The consultation document stated:

Six days after the date for submitting those views, it announced that legislation would be introduced in the Finance Bill 2008

across all taxes, levies and duties administered by HMRC. HMRC might well have welcomed views on the subject, but it is difficult to believe that as much consideration was ever going to be given to views that conflicted with what the Government seemed determined to do in the first place. There are plenty of stories that Treasury officials were burning the midnight oil in the run-up to the Budget and that there were all sorts of last-minute changes, but I suspect it is unlikely that the intense review of submissions to the consultation on penalties was the reason.

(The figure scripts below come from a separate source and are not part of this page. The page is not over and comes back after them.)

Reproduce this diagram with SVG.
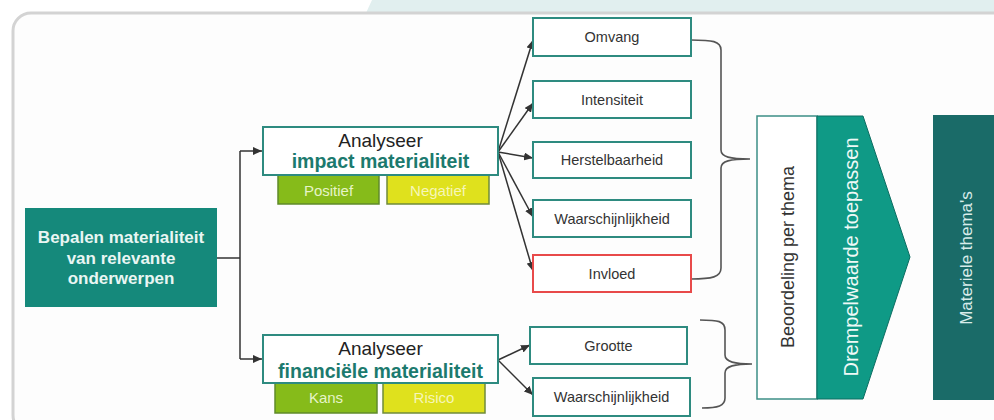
<svg xmlns="http://www.w3.org/2000/svg" width="994" height="420" viewBox="0 0 994 420">
  <defs>
    <marker id="arr" markerUnits="userSpaceOnUse" markerWidth="10" markerHeight="8" refX="9" refY="4" orient="auto">
      <path d="M0,0 L9,4 L0,8 z" fill="#333"/>
    </marker>
    <style>
      .t { font-family: "Liberation Sans", Arial, sans-serif; }
      .box { fill: #ffffff; stroke: #2e8b80; stroke-width: 2; }
      .red { fill: #ffffff; stroke: #e84a4a; stroke-width: 2; }
      .lbl { font-family: "Liberation Sans", Arial, sans-serif; font-size: 14.5px; fill: #333; text-anchor: middle; }
      .an { font-family: "Liberation Sans", Arial, sans-serif; font-size: 19px; fill: #222; text-anchor: middle; }
      .anb { font-family: "Liberation Sans", Arial, sans-serif; font-size: 19.5px; font-weight: bold; fill: #1c7a6e; text-anchor: middle; }
      .green { fill: #86bb1a; stroke: #5f8a2a; stroke-width: 1.5; }
      .yellow { fill: #dfe11d; stroke: #6f8a3a; stroke-width: 1.5; }
      .tag { font-family: "Liberation Sans", Arial, sans-serif; font-size: 15px; text-anchor: middle; }
      .conn { fill: none; stroke: #333; stroke-width: 1.5; }
      .brace { fill: none; stroke: #555; stroke-width: 1.6; }
    </style>
  </defs>

  <!-- background -->
  <rect x="0" y="0" width="994" height="420" fill="#ffffff"/>
  <polygon points="372,0 994,0 994,13 366,13" fill="#e1efef"/>
  <rect x="13" y="13" width="1010" height="420" rx="18" fill="#fdfdfd" stroke="#d3d3d3" stroke-width="3"/>

  <!-- connectors -->
  <g id="connectors">
    <path class="conn" d="M217,258 H240" stroke-width="2"/>
    <path class="conn" d="M240,151 V359" stroke-width="2"/>
    <path class="conn" d="M240,151 H262" stroke-width="2" marker-end="url(#arr)"/>
    <path class="conn" d="M240,359 H262" stroke-width="2" marker-end="url(#arr)"/>

    <path class="conn" d="M498,152 L533,40" marker-end="url(#arr)"/>
    <path class="conn" d="M498,152 L533,103" marker-end="url(#arr)"/>
    <path class="conn" d="M498,152 L533,158" marker-end="url(#arr)"/>
    <path class="conn" d="M498,152 L533,217" marker-end="url(#arr)"/>
    <path class="conn" d="M498,152 L533,271" marker-end="url(#arr)"/>

    <path class="conn" d="M498,360 L530,345" marker-end="url(#arr)"/>
    <path class="conn" d="M498,360 L533,395" marker-end="url(#arr)"/>

    <path class="brace" d="M691,40 C712,40 721,41 721,50 V150 C721,157 730,159 750,159 C730,159 721,161 721,168 V268 C721,277 712,279 691,279"/>
    <path class="brace" d="M700,320 C718,320 725,321 725,330 V355 C725,362 735,364 752,364 C735,364 725,366 725,373 V398 C725,406 718,408 702,408"/>
  </g>

  <g id="bepalen">
    <rect x="25" y="208" width="192" height="99" fill="#15897b"/>
    <text class="t" x="121" y="243" font-size="17" font-weight="bold" fill="#e9f6f3" text-anchor="middle">Bepalen materialiteit</text>
    <text class="t" x="121" y="263.5" font-size="17" font-weight="bold" fill="#e9f6f3" text-anchor="middle">van relevante</text>
    <text class="t" x="121" y="284" font-size="17" font-weight="bold" fill="#e9f6f3" text-anchor="middle">onderwerpen</text>
  </g>

  <g id="impact">
    <rect class="green" x="278" y="175" width="101" height="29"/>
    <text class="tag" x="328.5" y="196" fill="#e6f4c8">Positief</text>
    <rect class="yellow" x="387" y="175" width="102" height="29"/>
    <text class="tag" x="438" y="196" fill="#f6f6b8">Negatief</text>
    <rect class="box" x="263" y="127" width="235" height="48"/>
    <text class="an" x="380.5" y="147">Analyseer</text>
    <text class="anb" x="380.5" y="168">impact materialiteit</text>
  </g>

  <g id="financieel">
    <rect class="green" x="275" y="383" width="102" height="30"/>
    <text class="tag" x="326" y="403" fill="#e6f4c8">Kans</text>
    <rect class="yellow" x="383" y="383" width="102" height="30"/>
    <text class="tag" x="434" y="403" fill="#f6f6b8">Risico</text>
    <rect class="box" x="263" y="335" width="235" height="48"/>
    <text class="an" x="380.5" y="355">Analyseer</text>
    <text class="anb" x="380.5" y="378">financiële materialiteit</text>
  </g>

  <g id="omvang">
    <rect class="box" x="533" y="18" width="158" height="38"/>
    <text class="lbl" x="612" y="42">Omvang</text>
  </g>
  <g id="intensiteit">
    <rect class="box" x="533" y="81" width="158" height="37"/>
    <text class="lbl" x="612" y="105">Intensiteit</text>
  </g>
  <g id="herstelbaarheid">
    <rect class="box" x="533" y="142" width="158" height="36"/>
    <text class="lbl" x="612" y="165" fill="#555">Herstelbaarheid</text>
  </g>
  <g id="waarschijnlijkheid1">
    <rect class="box" x="533" y="200" width="158" height="37"/>
    <text class="lbl" x="612" y="224">Waarschijnlijkheid</text>
  </g>
  <g id="invloed">
    <rect class="red" x="533" y="255" width="158" height="37"/>
    <text class="lbl" x="612" y="279">Invloed</text>
  </g>
  <g id="grootte">
    <rect class="box" x="530" y="327" width="157" height="37"/>
    <text class="lbl" x="608.5" y="351">Grootte</text>
  </g>
  <g id="waarschijnlijkheid2">
    <rect class="box" x="533" y="378" width="157" height="38"/>
    <text class="lbl" x="611.5" y="402">Waarschijnlijkheid</text>
  </g>

  <g id="beoordeling">
    <rect x="757" y="116" width="60" height="283" fill="#ffffff" stroke="#3c8f86" stroke-width="1.5"/>
    <text class="t" transform="translate(794,257) rotate(-90)" font-size="18" fill="#333" text-anchor="middle">Beoordeling per thema</text>
  </g>

  <g id="drempelwaarde">
    <polygon points="817,116 863,116 910,257 863,399 817,399" fill="#0f9a86" stroke="#0c6e62" stroke-width="1"/>
    <text class="t" transform="translate(858,257) rotate(-90)" font-size="20" fill="#eef9f6" text-anchor="middle">Drempelwaarde toepassen</text>
  </g>

  <g id="materiele">
    <rect x="933" y="115" width="65" height="285" fill="#1a6b68"/>
    <text class="t" transform="translate(972,258) rotate(-90)" font-size="17" fill="#d8ecea" text-anchor="middle">Materiele thema's</text>
  </g>
</svg>
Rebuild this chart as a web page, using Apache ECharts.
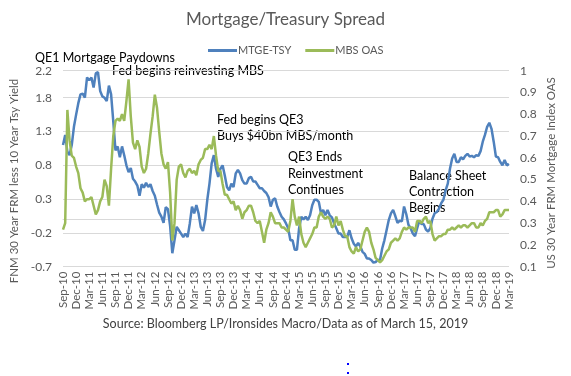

It has not been a good winter for HMRC consultations. Draft legislation on non-doms had to be corrected mid-review because it was already damaging the UK’s reputation. The consultation on income shifting was so widely castigated that plans to introduce measures were withdrawn. The consultation on penalties might not have been in the same league for controversy, but its timing—eight weeks, not 12—and its completion six days before the Government announced their policy, gave every impression that HMRC was simply going through the motions. That concern is shared among various professional groups. That is not to say that there is no support for the proposals; indeed, the principle of a single system for penalties has many supporters. However, serious points of substance were raised during the consultation.

7.15 pm

I do not intend to get into a detailed debate about schedule 40—we will return to that in much greater detail upstairs—but it is worth briefly highlighting the concerns raised through the consultation process to show that there are issues to address, as I think that the Minister accepts. In such circumstances, a hurried consultation was far from ideal.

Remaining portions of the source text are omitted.